Transient Thermal Modeling of Ball Bearing Using Finite Element Method

Abstract

Gas turbines are fitted with rolling element bearings, which transfer loads and supports the shafts. The interaction between the rotating and stationary parts in the bearing causes a conversion of some of the power into heat, influencing the thermal behavior of the entire bearing chamber. To improve thermal modeling of bearing chambers, this work focused on modeling of the heat generated and dissipated around the bearings, in terms of magnitude and location, and the interaction with the components/systems in the bearing chamber. A thermal network (TN) model and a finite element (FE) model of an experimental high-pressure shaft ball bearing and housing were generated and a comparison to test rig results have been conducted. Nevertheless, the purpose of the thermal matching process that focused on the FE model and experimental data is to provide a template for predicting temperatures and heat transfers for other bearing models. The result of the analysis shows that the predictions of the TN are considerate, despite the simplifications.

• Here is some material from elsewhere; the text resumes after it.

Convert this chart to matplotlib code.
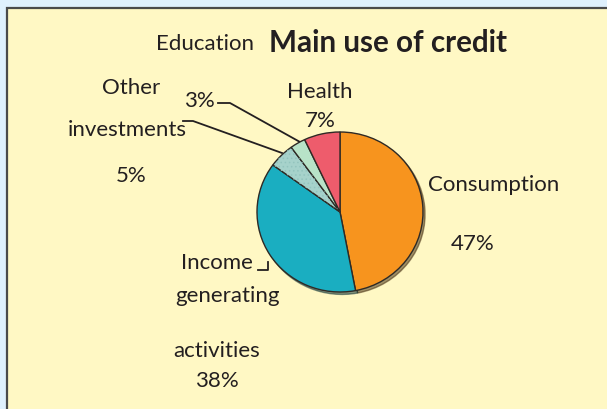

However, lower relative errors were obtained in the FE model compared to the TN model. For both methods, the highest relative error is seen to occur during transient (acceleration and deceleration). This observation highlights the importance of boundary conditions and definitions: surrounding temperatures, heat split and the oil flow, influencing both the heat transfer and heat generation. These aspects, incorporated in the modeling and benchmarked with experimental data, can help facilitate other related cases where there is limited or no experimental data for validation.